Arcade games look simple — tap to jump, stack the block, dodge the obstacle. But the players at the top of leaderboards aren't just lucky. They've built real skill through deliberate practice and smart habits. Whether you're playing Wing Rush, Sky Rise, or any other browser arcade game, these principles will help you improve.
Warm Up Before Your Real Runs
Your first few games of a session are almost never your best. Your reaction time is slower, your timing is off, and you're still recalibrating to the game speed. Treat your first 3–5 plays as warmups. Don't check the leaderboard. Don't stress about scores. Just get your hands and eyes re-synced.
This is especially important in games where difficulty ramps over time, like Wing Rush where pipe speed and gap size change as your score increases. You need to be warmed up before you reach the hard part.
Play in Short, Focused Sessions
Marathon sessions hurt more than they help. After about 20–30 minutes of intense focus, your reaction time degrades and you start making unforced errors. Your brain gets fatigued even when you don't feel tired.
A better approach: play for 15–20 minutes, take a 5–10 minute break (stand up, look away from the screen, stretch your hands), then come back for another session. Two focused 15-minute blocks will consistently outperform one grinding 45-minute session.
Learn the Rhythm, Not Just the Rules
Every arcade game has a rhythm — a tempo that the obstacles, physics, and scoring are designed around. In Wing Rush, there's a cadence to the pipe spacing that you can internalize. In tower stacking games, the swing has a consistent period you can lock onto.

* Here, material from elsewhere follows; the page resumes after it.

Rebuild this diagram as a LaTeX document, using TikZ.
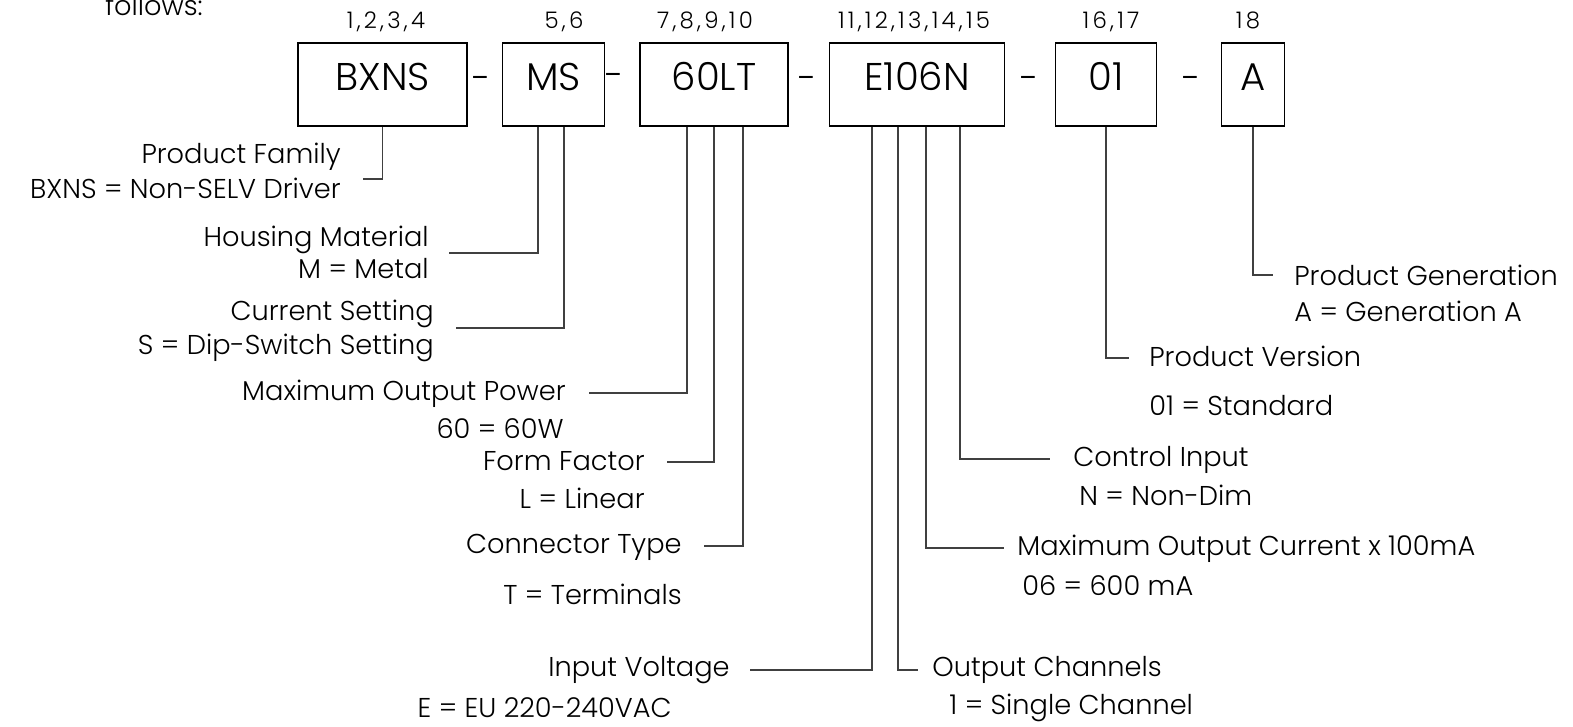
\documentclass[tikz,border=0pt]{standalone}
\usepackage{fontspec}
\setmainfont{Poppins Light}
\tikzset{
  codebox/.style={draw, line width=1.1pt, minimum height=1.66cm, inner sep=0pt,
    font=\fontsize{22}{26}\selectfont, text height=0.7em, text depth=0pt},
  hyph/.style={inner sep=0pt, anchor=mid, font=\fontsize{20}{24}\selectfont},
  digits/.style={inner sep=0pt, font=\fontsize{13}{15}\selectfont\addfontfeatures{LetterSpace=14},
    text height=0.7em, text depth=0pt},
  desc/.style={inner sep=0pt, font=\fontsize{15.5}{18}\selectfont, text height=0.7em, text depth=0pt},
  lead/.style={draw=black!75, line width=0.6pt},
}
\begin{document}
\begin{tikzpicture}[x=0.02cm, y=-0.02cm]
    \useasboundingbox (0,0) rectangle (1573,727);
    \node[desc, text height=, anchor=base west] (intro) at (105,15) {follows:};
    % code boxes
    \node[codebox, minimum width=3.38cm] (bxns) at (382.5,84.5) {BXNS};
    \node[codebox, minimum width=2.04cm] (ms) at (553.5,84.5) {MS};
    \node[codebox, minimum width=2.96cm] (lt) at (714,84.5) {60LT};
    \node[codebox, minimum width=3.50cm] (e) at (917,84.5) {E106N};
    \node[codebox, minimum width=2.02cm] (v) at (1106,84.5) {01};
    \node[codebox, minimum width=1.26cm] (a) at (1253,84.5) {A};
    \node[hyph] (h1) at (482,86) {-};
    \node[hyph] (h2) at (615,83) {-};
    \node[hyph] (h3) at (808,86) {-};
    \node[hyph] (h4) at (1030,86) {-};
    \node[hyph] (h5) at (1192,86) {-};
    % character positions
    \node[digits] (n1) at (386,22) {1,2,3,4};
    \node[digits] (n2) at (564,22) {5,6};
    \node[digits] (n3) at (705,22) {7,8,9,10};
    \node[digits] (n4) at (914,22) {11,12,13,14,15};
    \node[digits] (n5) at (1111,22) {16,17};
    \node[digits] (n6) at (1248,22) {18};
    % descriptions, left side
    \node[desc, anchor=east] (pf) at (341,157) {Product Family};
    \node[desc, anchor=east] (pf2) at (341,192) {BXNS = Non-SELV Driver};
    \node[desc, anchor=east] (hm) at (429,240) {Housing Material};
    \node[desc, anchor=east] (hm2) at (429,272) {M = Metal};
    \node[desc, anchor=east] (cs) at (434,314) {Current Setting};
    \node[desc, anchor=east] (cs2) at (434,348) {S = Dip-Switch Setting};
    \node[desc, anchor=east] (mop) at (566,394) {Maximum Output Power};
    \node[desc, anchor=east] (mop2) at (564,432) {60 = 60W};
    \node[desc, anchor=east] (ff) at (645,464) {Form Factor};
    \node[desc, anchor=east] (ff2) at (645,502) {L = Linear};
    \node[desc, anchor=east] (ct) at (682,547) {Connector Type};
    \node[desc, anchor=east] (ct2) at (682,598) {T = Terminals};
    \node[desc, anchor=east] (iv) at (730,670) {Input Voltage};
    \node[desc, anchor=east] (iv2) at (672,711) {E = EU 220-240VAC};
    % descriptions, right side
    \node[desc, anchor=west] (oc) at (932,670) {Output Channels};
    \node[desc, anchor=west] (oc2) at (949,708) {1 = Single Channel};
    \node[desc, anchor=west] (moc) at (1017,549) {Maximum Output Current x 100mA};
    \node[desc, anchor=west] (moc2) at (1022,589) {06 = 600 mA};
    \node[desc, anchor=west] (ci) at (1073,460) {Control Input};
    \node[desc, anchor=west] (ci2) at (1079,499) {N = Non-Dim};
    \node[desc, anchor=west] (pv) at (1149,360) {Product Version};
    \node[desc, anchor=west] (pv2) at (1149,409) {01 = Standard};
    \node[desc, anchor=west] (pg) at (1294,279) {Product Generation};
    \node[desc, anchor=west] (pg2) at (1294,315) {A = Generation A};
    % leader ends
    \coordinate (pf-end) at (363,179);
    \coordinate (hm-end) at (449,253);
    \coordinate (cs-end) at (456,328);
    \coordinate (mop-end) at (589,393);
    \coordinate (ff-end) at (667,462);
    \coordinate (ct-end) at (704,546);
    \coordinate (iv-end) at (750,670);
    \coordinate (oc-end) at (918,670);
    \coordinate (moc-end) at (1004,548);
    \coordinate (ci-end) at (1050,459);
    \coordinate (pv-end) at (1129,358);
    \coordinate (pg-end) at (1273,275);
    % leaders
    \draw[lead] (bxns.south) |- (pf-end);
    \draw[lead] (ms.south -| 538,0) |- (hm-end);
    \draw[lead] (ms.south -| 564,0) |- (cs-end);
    \draw[lead] (lt.south -| 687,0) |- (mop-end);
    \draw[lead] (lt.south -| 714,0) |- (ff-end);
    \draw[lead] (lt.south -| 743,0) |- (ct-end);
    \draw[lead] (e.south -| 872,0) |- (iv-end);
    \draw[lead] (e.south -| 898,0) |- (oc-end);
    \draw[lead] (e.south -| 926,0) |- (moc-end);
    \draw[lead] (e.south -| 960,0) |- (ci-end);
    \draw[lead] (v.south) |- (pv-end);
    \draw[lead] (a.south) |- (pg-end);
\end{tikzpicture}
\end{document}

The key insight: once you feel the rhythm, you're reacting less and anticipating more. You're tapping ahead of the obstacle rather than responding to it. This is the difference between good players and great ones.
Try playing a few runs where you focus entirely on timing rather than score. Listen to the game's audio cues if it has them. Count the beats in your head. Let your body find the pattern.
Minimize Distractions
This sounds obvious, but it's the easiest fix most players ignore. Close other tabs. Silence notifications. If you're on mobile, turn on Do Not Disturb. The difference between a quiet environment and a noisy one can be 10–20% on your score.
Frame rate matters too. Close background apps that might cause your browser to stutter. A dropped frame at the wrong moment can end a great run.
Watch Your Own Replays (Mentally)
After a game over, don't immediately mash "Play Again." Take two seconds to ask: what killed me? Was it a mistimed tap? Did I overcorrect? Was I not paying attention? Did the difficulty ramp catch me off guard?
If you notice a pattern — you always die around the same score, or you consistently misjudge the same type of obstacle — that's actionable. Now you know what to practice.
Play on the Right Device
Touch latency varies significantly across devices. A flagship phone has lower input lag than a budget tablet. A desktop with a mouse or keyboard often has the lowest latency of all. If you're serious about leaderboard placement, figure out which device gives you the most responsive input and stick with it.
Screen size matters too. On a bigger screen, you can see obstacles earlier, giving you more reaction time. If you have the option, playing on desktop can be a real advantage in games with fast-moving elements.
Don't Chase the Leaderboard Every Run
Paradoxically, the players who improve fastest aren't the ones obsessively checking their rank after every game. They're the ones focused on getting 1% better at one specific thing each session — smoother timing, later reactions for better positioning, or calmer decision-making under pressure.
Set micro-goals: "this session I'm going to focus on not panic-tapping" or "I want to survive 10 seconds longer than my average in the hard phase." Score improvement follows skill improvement, not the other way around.
Remember: the leaderboard resets every month. You don't need to be the best on day one. Steady improvement across the month will put you in contention by the time prizes are distributed.
Take Care of the Basics
It might sound unrelated to gaming, but your physical state affects your reaction time more than any strategy. Hydration, sleep, and even hand temperature all matter. Cold hands are slower hands. Tired eyes miss cues. A well-rested player with warm hands and a glass of water nearby will outperform a caffeinated zombie at 2 AM, almost every time.
Keep Playing
The single biggest predictor of improvement is consistent practice. Not grinding — consistent, focused, intentional practice. Play a few sessions every day rather than binging once a week. Your muscle memory and pattern recognition build incrementally, and they fade without reinforcement.
The players who top the leaderboard at the end of the month are the ones who showed up regularly, improved a little bit each day, and peaked when it counted.